Usually the LLVM IR is kept around if there are any references to IR values from MI.

50

Is this needed?
I think you can either use BLR8 implicit undef $lr8, implicit undef $rm and get rid of the $r3 and $x3 defs, or:

$lr8 = IMPLICIT_DEF
$rm = IMPLICIT_DEF
BLR8 implicit $lr8, implicit $rm
60

Same as the previous function.

72

$cr0 = IMPLICIT_DEF

84

I would use IMPLICIT_DEFs here as well to express the intent of the test better.

100

CHECK-LABEL: name:

103

If these are expected to be generated next to each other, I would use CHECK-NEXT: here.

109

CHECK-LABEL: name:

syzaara updated this revision to Diff 163344.Thu, Aug 30, 8:26 AM
thegameg added inline comments.Thu, Aug 30, 8:36 AM
llvm/test/CodeGen/MIR/PowerPC/prolog_vec_spills.mir
18

This line is probably not needed.

55

Same.

MatzeB accepted this revision.Thu, Aug 30, 9:08 AM

LGTM too; some nitpicks below.

llvm/include/llvm/CodeGen/MachineFrameInfo.h
37

If DstReg must be a physical register then you could use MCPhysReg instead of unsigned.

54

You could use bool SpilledToReg = false; here instead of setting it in the constructor.

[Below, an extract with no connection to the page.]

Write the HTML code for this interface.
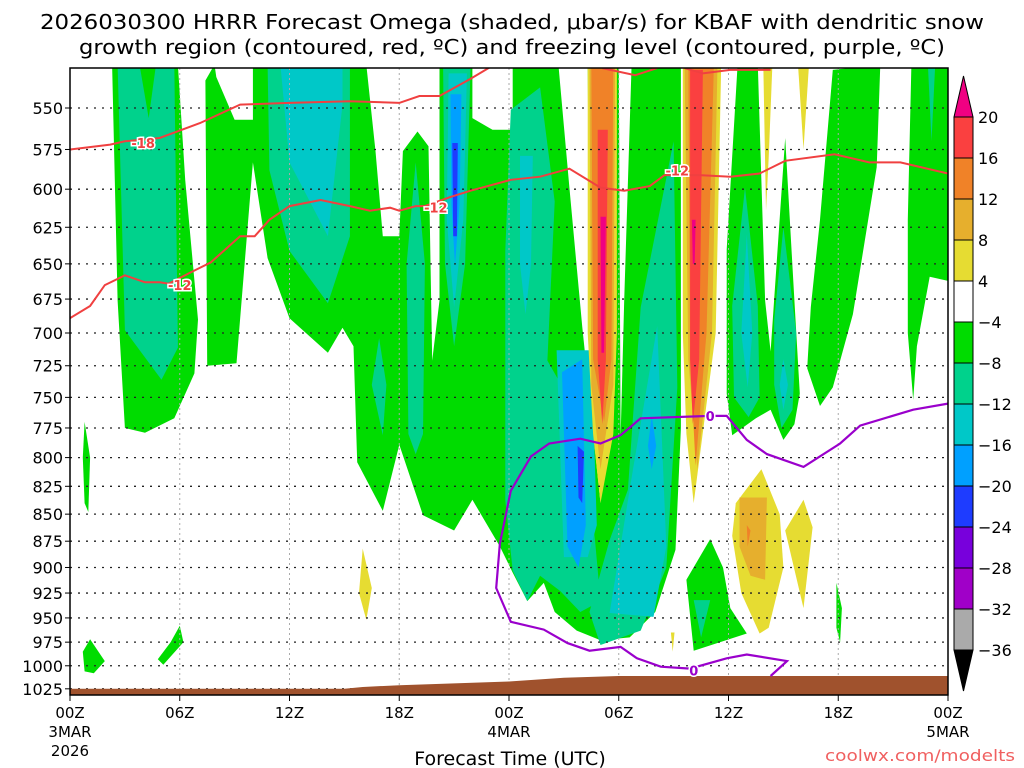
<!DOCTYPE html>
<html><head><meta charset="utf-8"><style>
html,body{margin:0;padding:0;background:#fff;width:1024px;height:768px;overflow:hidden}
svg{display:block}
text{font-family:"DejaVu Sans","Liberation Sans",sans-serif}
</style></head><body>
<svg id="chart" width="1024" height="768" xmlns="http://www.w3.org/2000/svg">
<text x="512" y="29" text-anchor="middle" font-size="20" textLength="944" lengthAdjust="spacingAndGlyphs">2026030300 HRRR Forecast Omega (shaded, μbar/s) for KBAF with dendritic snow</text>
<text x="512" y="54" text-anchor="middle" font-size="20" textLength="866" lengthAdjust="spacingAndGlyphs">growth region (contoured, red, ºC) and freezing level (contoured, purple, ºC)</text>
<g id="plot"></g>
<g id="axes"></g>
<g id="cbar"></g>
<text x="510" y="765" text-anchor="middle" font-size="19" font-family="Liberation Sans, sans-serif">Forecast Time (UTC)</text>
<text x="1015" y="761" text-anchor="end" font-size="16" fill="#f06060" font-family="Liberation Sans, sans-serif" textLength="190" lengthAdjust="spacingAndGlyphs">coolwx.com/modelts</text>
</svg>
<script>
const hourTicks=[0,6,12,18,24,30,36,42,48];
const hourLabels=["00Z","06Z","12Z","18Z","00Z","06Z","12Z","18Z","00Z"];
const dateLabels=[[0,"3MAR"],[24,"4MAR"],[48,"5MAR"]];
const pressureTicks=[550,575,600,625,650,675,700,725,750,775,800,825,850,875,900,925,950,975,1000,1025];
const greenAreas=[
[[2.3,525],[5.9,525],[6.3,594],[7.0,690],[6.8,731],[5.7,767],[4.1,779],[3.0,775],[2.6,676]],
[[7.4,534],[7.9,525],[33.4,525],[33.4,775],[33.1,883],[32.0,944],[30.6,970],[29.0,973],[27.7,963],[26.5,944],[25.9,915],[25.0,933],[24.2,905],[23.5,880],[22.0,837],[21.0,865],[19.3,851],[18.0,789],[17.1,847],[15.7,804],[15.5,710],[14.9,696],[14.1,715],[12.0,689],[10.8,646],[10.0,583],[9.1,723],[7.5,725]],
[[36.5,525],[37.6,525],[38.0,676],[38.3,714],[39.1,568],[39.6,676],[39.9,747],[39.6,772],[39.0,785],[38.3,760],[37.5,767],[36.2,781],[35.9,747],[35.9,640]],
[[41.7,528],[44.3,525],[44.1,586],[42.8,686],[41.7,742],[41.0,757],[40.3,727],[40.5,681],[41.0,620]],
[[46.0,525],[48,525],[48,662],[47.0,659],[46.3,710],[46.1,752],[45.8,700],[45.8,620]],
[[0.7,985],[1.1,972],[1.9,995],[1.3,1008],[0.8,1006]],
[[6.0,958],[6.2,975],[5.1,999],[4.8,993],[5.5,975]],
[[0.8,770],[1.1,800],[1.0,848],[0.8,840],[0.7,800]],
[[35.0,873],[35.7,900],[36.1,940],[37.0,966],[34.1,984],[33.7,912]],
[[41.9,915],[42.2,940],[42.1,975],[41.9,960]]
];
const whiteHoles=[
[[7.9,525],[10.0,525],[10.0,557],[9.0,557],[8.0,532]],
[[16.2,525],[16.7,576],[17.1,631],[18.0,631],[18.2,576],[19.0,564],[19.6,573],[19.8,721],[20.2,676],[20.2,525]],
[[22.0,525],[22.0,556],[23.1,563],[24.2,563],[24.2,525]],
[[26.7,525],[28.3,525],[28.4,676],[28.8,783],[29.0,840],[28.0,695],[27.3,599]],
[[30.0,525],[30.7,525],[30.3,676],[30.1,783]]
];
const tealAreas=[
[[2.6,525],[3.8,525],[4.3,556],[4.7,525],[5.7,525],[5.9,711],[5.0,736],[3.0,698]],
[[10.8,525],[15.3,525],[15.3,631],[14.1,678],[12.0,641],[10.9,588]],
[[18.9,583],[19.4,650],[19.3,780],[18.9,797],[18.5,780],[18.4,650]],
[[16.9,704],[17.3,740],[17.1,781],[16.5,740]],
[[20.4,525],[21.9,525],[21.6,650],[21.0,710],[20.5,650]],
[[24.1,551],[25.7,538],[26.5,608],[26.1,721],[27.9,767],[28.7,874],[29.0,933],[27.9,944],[26.8,923],[25.7,908],[25.0,933],[24.2,903],[23.8,837],[23.8,641]],
[[33.0,570],[33.2,742],[32.6,900],[31.2,963],[29.0,978],[28.4,944],[29.5,874],[30.5,828],[31.2,681]],
[[36.9,599],[37.6,680],[37.7,750],[37.1,766],[36.3,750],[36.2,680]],
[[39.0,625],[39.7,700],[39.5,760],[38.9,775],[38.5,740],[38.5,690]],
[[34.1,932],[35.0,932],[34.5,970]],
[[46.9,525],[47.3,525],[47.1,570]]
];
const cyanAreas=[
[[11.5,525],[14.9,525],[14.9,548],[14.1,631],[12.0,583]],
[[20.7,530],[21.7,530],[21.5,620],[21.0,681],[20.6,620]],
[[24.6,579],[25.3,579],[25.2,650],[24.9,686],[24.6,650]],
[[26.6,713],[28.5,713],[28.8,860],[28.3,890],[27.0,890]],
[[32.1,695],[32.6,880],[31.9,949],[29.5,945],[30.8,808]],
[[37.0,630],[37.3,700],[37.05,742],[36.7,700]],
[[39.0,720],[39.25,740],[39.0,760],[38.8,740]]
];
const lightBlueAreas=[
[[20.8,542],[21.4,542],[21.3,610],[21.05,651],[20.85,610]],
[[26.9,730],[28.0,720],[28.2,860],[27.8,900],[27.2,880]],
[[31.8,765],[32.05,790],[31.8,810],[31.6,790]]
];
const blueAreas=[
[[20.9,571],[21.2,571],[21.15,631],[20.95,631]],
[[27.75,790],[28.1,795],[28.0,840],[27.8,835]]
];
const yellowAreas=[
[[28.3,525],[29.9,525],[29.9,700],[29.7,780],[29.0,840],[28.6,780],[28.3,700]],
[[33.5,525],[35.6,525],[35.3,700],[34.5,790],[34.1,840],[33.7,780],[33.5,700]],
[[37.9,525],[38.4,525],[38.2,580],[38.05,614]],
[[39.8,525],[40.4,525],[40.1,575]],
[[37.8,810],[38.8,850],[39.0,900],[38.2,960],[37.7,966],[36.7,925],[36.2,870],[36.4,840]],
[[39.1,865],[40.1,837],[40.6,862],[40.1,940]],
[[16.0,882],[16.5,920],[16.2,952],[15.8,925]],
[[32.85,965],[33.05,965],[32.95,985]]
];
const goldAreas=[
[[28.4,525],[29.8,525],[29.7,740],[29.0,810],[28.5,740]],
[[33.6,525],[35.4,525],[35.1,700],[34.3,810],[33.8,720]],
[[36.6,835],[38.1,835],[38.0,912],[37.2,908],[36.6,880]]
];
const orangeAreas=[
[[28.5,525],[29.7,525],[29.6,720],[29.2,770],[28.6,720]],
[[33.8,525],[35.2,525],[34.8,700],[34.2,807],[33.9,720]],
[[37.0,860],[37.2,865],[37.05,880]]
];
const redAreas=[
[[28.85,563],[29.4,563],[29.3,720],[29.1,772],[28.85,720]],
[[33.9,528],[34.6,528],[34.4,720],[34.05,772],[33.9,720]]
];
const magentaAreas=[
[[29.0,618],[29.3,618],[29.2,715],[29.05,715]],
[[34.0,620],[34.2,620],[34.15,650],[34.05,650]]
];
const terrain=[[0,1025],[15,1025],[16,1023],[18,1021],[24,1017],[27,1013],[30,1011],[48,1011]];
const dgzLines=[
[[0,575],[2.2,572],[3.0,570],[4.9,568],[7.1,559],[9.3,548],[12.0,547],[15.3,546],[18.0,547],[19.1,543],[20.2,543],[21.9,533],[23.2,525]],
[[29.1,527],[30.9,531],[32.1,527]],
[[33.6,527],[34.6,530],[36.1,528],[38.3,528]],
[[0,689],[1.1,680],[1.9,665],[3.0,658],[4.1,663],[4.9,663],[5.4,664],[6.6,656],[7.7,649],[9.3,631],[10.1,631],[10.9,620],[12.0,611],[13.7,607],[15.3,611],[16.4,614],[17.5,612],[18.0,614],[18.9,611],[19.4,611],[20.8,605],[21.9,601],[24.1,594],[25.7,592],[27.3,587],[29.0,599],[30.3,601],[31.7,598],[32.5,591],[34.4,591],[36.1,592],[37.7,590],[39.1,582],[41.8,578],[43.7,583],[45.4,583],[48,590]]
];
const dgzLabels=[[4.0,571,"-18"],[6.0,665,"-12"],[20.0,612,"-12"],[33.2,588,"-12"]];
const freezeLine=[[48,755],[46.1,760],[43.2,773],[42.1,788],[40.1,808],[38.1,797],[37.0,785],[35.9,765],[35.0,765],[31.2,767],[30.1,781],[29.0,788],[27.9,784],[26.2,788],[25.2,799],[24.1,829],[23.5,877],[23.3,920],[24.1,954],[25.9,962],[27.2,976],[28.4,984],[30.1,980],[31.0,992],[32.3,1001],[33.9,1003],[35.9,992],[37.0,988],[39.2,995],[38.3,1011]];
const freezeLabels=[[35.0,765,"0"],[34.1,1005,"0"]];
const cbLabels=["20","16","12","8","4","−4","−8","−12","−16","−20","−24","−28","−32","−36"];
const cbColors=["#fa4040","#f08228","#e6af2d","#e6dc32","#ffffff","#00dc00","#00d28c","#00c8c8","#00a0ff","#1e3cff","#7800dc","#a000c8","#aaaaaa"];

(function(){
const X0=70,X1=948,Y0=68,Y1=695;
const NS="http://www.w3.org/2000/svg";
function xs(h){return X0+(X1-X0)*h/48;}
function ys(p){return 108+933*(Math.log(p)-Math.log(550));}
function mk(tag,attrs,parent){const e=document.createElementNS(NS,tag);for(const k in attrs)e.setAttribute(k,attrs[k]);parent.appendChild(e);return e;}
const plot=document.getElementById('plot');
const defs=mk('defs',{},plot);
const cp=mk('clipPath',{id:'clip'},defs);
mk('rect',{x:X0,y:Y0,width:X1-X0,height:Y1-Y0},cp);
const fills=mk('g',{'clip-path':'url(#clip)'},plot);
function poly(pts){return pts.map(q=>xs(q[0]).toFixed(1)+','+ys(q[1]).toFixed(1)).join(' ');}
function drawAreas(list,color,name){list.forEach(a=>{const e=mk('polygon',{points:poly(a),fill:color},fills);

});}
drawAreas(greenAreas,'#00dc00','omega-area-green');
drawAreas(whiteHoles,'#ffffff','omega-area-white');
drawAreas(tealAreas,'#00d28c','omega-area-teal');
drawAreas(cyanAreas,'#00c8c8','omega-area-cyan');
drawAreas(lightBlueAreas,'#00a0ff','omega-area-lightblue');
drawAreas(blueAreas,'#1e3cff','omega-area-blue');
drawAreas(yellowAreas,'#e6dc32','omega-area-yellow');
drawAreas(goldAreas,'#e6af2d','omega-area-gold');
drawAreas(orangeAreas,'#f08228','omega-area-orange');
drawAreas(redAreas,'#fa4040','omega-area-red');
drawAreas(magentaAreas,'#f00082','omega-area-magenta');
pressureTicks.forEach(p=>{const e=mk('line',{x1:X0,x2:X1,y1:ys(p),y2:ys(p),stroke:'#222','stroke-width':1.3,'stroke-dasharray':'2,6'},fills);

});
hourTicks.forEach(h=>{const e=mk('line',{x1:xs(h),x2:xs(h),y1:Y0,y2:Y1,stroke:'#aaa','stroke-width':1,'stroke-dasharray':'2,3'},fills);

});
const tpts=terrain.concat([[48,1040],[0,1040]]);
const terr=mk('polygon',{points:poly(tpts),fill:'#a0522d'},fills);


dgzLines.forEach(l=>{const e=mk('polyline',{points:poly(l),fill:'none',stroke:'#f04040','stroke-width':2},fills);

});
const fl=mk('polyline',{points:poly(freezeLine),fill:'none',stroke:'#9a00cc','stroke-width':2.2},fills);


dgzLabels.forEach(d=>{const t=mk('text',{x:xs(d[0]),y:ys(d[1])+5,'text-anchor':'middle','font-size':13,'font-weight':'bold',fill:'#f04040',stroke:'#fff','stroke-width':3,'paint-order':'stroke'},fills);t.textContent=d[2];

});
freezeLabels.forEach(d=>{const t=mk('text',{x:xs(d[0]),y:ys(d[1])+5,'text-anchor':'middle','font-size':13,'font-weight':'bold',fill:'#9a00cc',stroke:'#fff','stroke-width':3,'paint-order':'stroke'},fills);t.textContent=d[2];

});
const ax=document.getElementById('axes');
const fr=mk('rect',{x:X0,y:Y0,width:X1-X0,height:Y1-Y0,fill:'none',stroke:'#000','stroke-width':1.5},ax);


pressureTicks.forEach(p=>{mk('line',{x1:X0-5,x2:X0,y1:ys(p),y2:ys(p),stroke:'#000'},ax);
const t=mk('text',{x:63,y:ys(p)+6,'text-anchor':'end','font-size':16,fill:'#000'},ax);t.textContent=p;

});
hourTicks.forEach((h,i)=>{mk('line',{x1:xs(h),x2:xs(h),y1:Y1,y2:Y1+6,stroke:'#000'},ax);
const t=mk('text',{x:xs(h),y:718,'text-anchor':'middle','font-size':15,fill:'#000','font-family':'Liberation Sans, sans-serif'},ax);t.textContent=hourLabels[i];

});
dateLabels.forEach(d=>{const t=mk('text',{x:xs(d[0]),y:737,'text-anchor':'middle','font-size':15,fill:'#000','font-family':'Liberation Sans, sans-serif'},ax);t.textContent=d[1];

});
const yr=mk('text',{x:xs(0),y:756,'text-anchor':'middle','font-size':15,fill:'#000','font-family':'Liberation Sans, sans-serif'},ax);yr.textContent='2026';


const cb=document.getElementById('cbar');
const bx=954,bw=19,cbTop=117,cbBot=650,bh=(cbBot-cbTop)/cbColors.length;
const tri1=mk('polygon',{points:`${bx},${cbTop} ${bx+bw},${cbTop} ${bx+bw/2},76`,fill:'#f00082',stroke:'#000'},cb);


cbColors.forEach((c,i)=>{const r=mk('rect',{x:bx,y:cbTop+i*bh,width:bw,height:bh,fill:c,stroke:'#000','stroke-width':1},cb);

});
const tri2=mk('polygon',{points:`${bx},${cbBot} ${bx+bw},${cbBot} ${bx+bw/2},691`,fill:'#000',stroke:'#000'},cb);


cbLabels.forEach((l,i)=>{const t=mk('text',{x:978,y:cbTop+i*bh+6,'font-size':16,fill:'#000'},cb);t.textContent=l;

});
})();
</script>
</body></html>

llvm/lib/CodeGen/PrologEpilogInserter.cpp
78–79

I assume adding the statistics is independent of the main change. It's fine for review like this, but would be nice if you could separate it into a separate commit when committing.

syzaara added inline comments.Fri, Aug 31, 8:30 AM
llvm/include/llvm/CodeGen/MachineFrameInfo.h
37

I'm preferring to keep it as unsigned so that it is consistent with unsigned Reg (the other register variable in the class).

If you'd like me to change it, I can go ahead with that. Would you also want me to change the function definitions for unsigned getDstReg() and void setDstReg(unsigned SpillReg).

And what about the users of this function, like:

unsigned SpilledReg = CSI[I].getDstReg();
unsigned CFIRegister = MF.addFrameInst(MCCFIInstruction::createRegister(
    nullptr, MRI->getDwarfRegNum(Reg, true),
    MRI->getDwarfRegNum(SpilledReg, true)));

SpilledReg is passed to getDwarfRegNum as unsigned.

54

Also preferring to keep this the same way so its consistent with the rest of the variables in the class being set in the constructor.